Notation for Game 3:
1. d4 Nf6 2. c4 e6 3. Nf3 c5 4. d5 exd5 5. cxd5 d6 6. Nc3 g6 7. Nd2 Nbd7 8. e4 Bg7 9. Be2 O-O 10. O-O Re8 11. Qc2 Nh5 12. Bxh5 gxh5 13. Nc4 Ne5 14. Ne3 Qh4 15. Bd2 Ng4 16. Nxg4 hxg4 17. Bf4 Qf6 18. g3 Bd7 19. a4 b6 20. Rfe1 a6 21. Re2 b5 22. Rae1 Qg6 23. b3 Re7 24. Qd3 Rb8 25. axb5 axb5 26. b4 c4 27. Qd2 Rbe8 28. Re3 h5 29. R3e2 Kh7 30. Re3 Kg8 31. R3e2 Bxc3 32. Qxc3 Rxe4 33. Rxe4 Rxe4 34. Rxe4 Qxe4 35. Bh6 Qg6 36. Bc1 Qb1 37. Kf1 Bf5 38. Ke2 Qe4+ 39. Qe3 Qc2+ 40. Qd2 Qb3 41. Qd4 Bd3+ 0-1
Halldór Pétursson, Postcards and Drawings from 1972 World Chess Championship
Countless commemorative items were made to celebrate the 1972 World Chess Championship in Reykjavik, Iceland. Some of the most famous items created were caricatures of Fischer and Spassky by the famous Icelandic cartoonist Halldór Pétursson. Seen here is the entire series of postcards, 18 in total, as well as two colored drawings based on those cards.
Pétursson (1916-1977) received a degree in commercial graphics in 1938 from a school in Copenhagen. From 1942-45, he studied at the Minneapolis School of Art and the Arts Students League in New York.

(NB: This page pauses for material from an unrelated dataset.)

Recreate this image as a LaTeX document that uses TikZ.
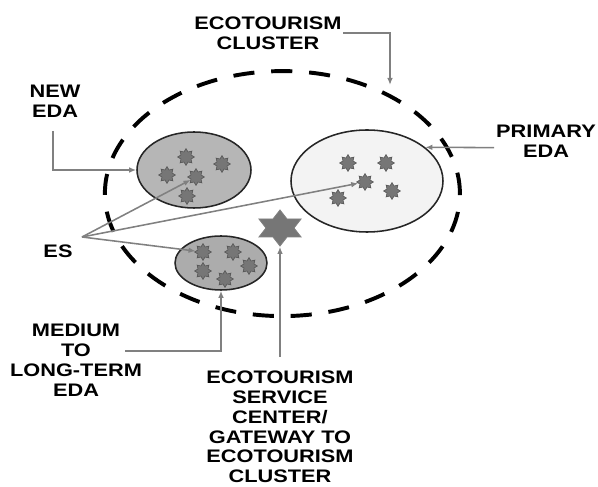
\documentclass[tikz,border=0pt]{standalone}
\usepackage{fontspec}
\newfontfamily\lblfont{Liberation Sans}[FakeStretch=1.2]
\definecolor{newgray}{RGB}{182, 182, 182}
\definecolor{medgray}{RGB}{172, 172, 172}
\definecolor{primfill}{RGB}{243, 243, 243}
\definecolor{stargray}{RGB}{118, 118, 118}
\definecolor{linegray}{RGB}{128, 128, 128}
\usetikzlibrary{shapes.geometric, arrows.meta, positioning}

\begin{document}
\begin{tikzpicture}[
  lbl/.style={font=\lblfont\bfseries\fontsize{12.9}{14.2}\selectfont, align=center, inner sep=1pt},
  eda/.style={ellipse, draw=black!85, line width=1.1pt, inner sep=0pt},
  sstar/.style={star, star points=8, star point ratio=1.55, minimum size=0.42cm, inner sep=0pt, fill=stargray, draw=stargray!70!black, line width=0.4pt},
  hubstar/.style={star, star points=6, star point ratio=1.732, minimum size=0.9cm, inner sep=0pt, fill=stargray, draw=linegray, line width=0.6pt},
  conn/.style={draw=linegray, line width=1.1pt, -{Latex[length=5pt, width=4pt]}}
]
  \useasboundingbox (0,0) rectangle (14.95,12.15);

  \node[ellipse, draw, line width=2.8pt, dash pattern=on 15pt off 12pt, minimum width=8.875cm, minimum height=6.125cm, inner sep=0pt] (clus) at (7.06,7.31) {};
  \node[eda, fill=newgray, minimum width=2.85cm, minimum height=1.9cm] (new) at (4.85,7.9) {};
  \node[eda, fill=primfill, minimum width=3.8cm, minimum height=2.55cm] (prim) at (9.175,7.625) {};
  \node[eda, fill=medgray, minimum width=2.3cm, minimum height=1.35cm] (med) at (5.525,5.575) {};

  \node[sstar] (n1) at (4.65,8.225) {};
  \node[sstar] (n2) at (5.55,8.05) {};
  \node[sstar] (n3) at (4.175,7.775) {};
  \node[sstar] (n4) at (4.9,7.725) {};
  \node[sstar] (n5) at (4.675,7.25) {};
  \node[sstar] (p1) at (8.7,8.075) {};
  \node[sstar] (p2) at (9.65,8.075) {};
  \node[sstar] (p3) at (9.125,7.6) {};
  \node[sstar] (p4) at (9.8,7.375) {};
  \node[sstar] (p5) at (8.45,7.2) {};
  \node[sstar] (m1) at (5.075,5.85) {};
  \node[sstar] (m2) at (5.825,5.85) {};
  \node[sstar] (m3) at (6.225,5.5) {};
  \node[sstar] (m4) at (5.075,5.375) {};
  \node[sstar] (m5) at (5.625,5.175) {};
  \begin{scope}[shift={(7,6.45)}, xscale=1.35]
    \node[hubstar, transform shape] (hub) at (0,0) {};
  \end{scope}

  \node[lbl] (clustxt) at (6.7,11.325) {ECOTOURISM\\CLUSTER};
  \node[lbl] (newtxt) at (1.375,9.625) {NEW\\EDA};
  \node[lbl] (primtxt) at (13.65,8.625) {PRIMARY\\EDA};
  \node[lbl] (estxt) at (1.45,5.875) {ES};
  \node[lbl] (medtxt) at (1.9,3.14) {MEDIUM\\TO\\LONG-TERM\\EDA};
  \node[lbl] (svctxt) at (7.0,1.48) {ECOTOURISM\\SERVICE\\CENTER/\\GATEWAY TO\\ECOTOURISM\\CLUSTER};

  \coordinate (clustip) at (9.75,10.025);
  \coordinate (newfoot) at (1.325,8.875);
  \coordinate (primfoot) at (12.35,8.46);
  \coordinate (fork) at (2.05,6.225);
  \coordinate (medfoot) at (3.125,3.375);
  \coordinate (svcfoot) at (7.0,3.225);

  \draw[conn] (clustxt.east) -| (clustip);
  \draw[conn] (newfoot) |- (new.west);
  \draw[conn] (primfoot) -- (prim.30);
  \draw[conn] (fork) -- (n4);
  \draw[conn] (fork) -- (p3);
  \draw[conn] (fork) -- (m1);
  \draw[conn] (medfoot) -| (med.south);
  \draw[conn] (svcfoot) -- (hub.south);
\end{tikzpicture}
\end{document}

LIFE – August 11, 1972 (left)
This edition contains the article “Bobby is Not a Nasty Kid” by Brad Darrach with photos by Harry Benson. These photographs were taken in Reykjavík, Iceland during the 1972 World Chess Championship and many are on display on the second floor exhibition. This article, in its entirety, is located in the bin on the north wall of this exhibition.
1972 World Chess Championship Commemorative Objects (center)
Icelandic Chess Federation’s Official Commemorative Program
World Chess Championship Commemorative Medal
World Chess Championship Match ticket – Match 13
LIFE – July 21, 1972 (right)
This edition contains a one-page article entitled “Bobby and The Black Bishop’s Last Raid” and discusses Fischer losing Game 1 of the World Chess Championship. This photograph, taken by Harry Benson, is on display on our second floor exhibition.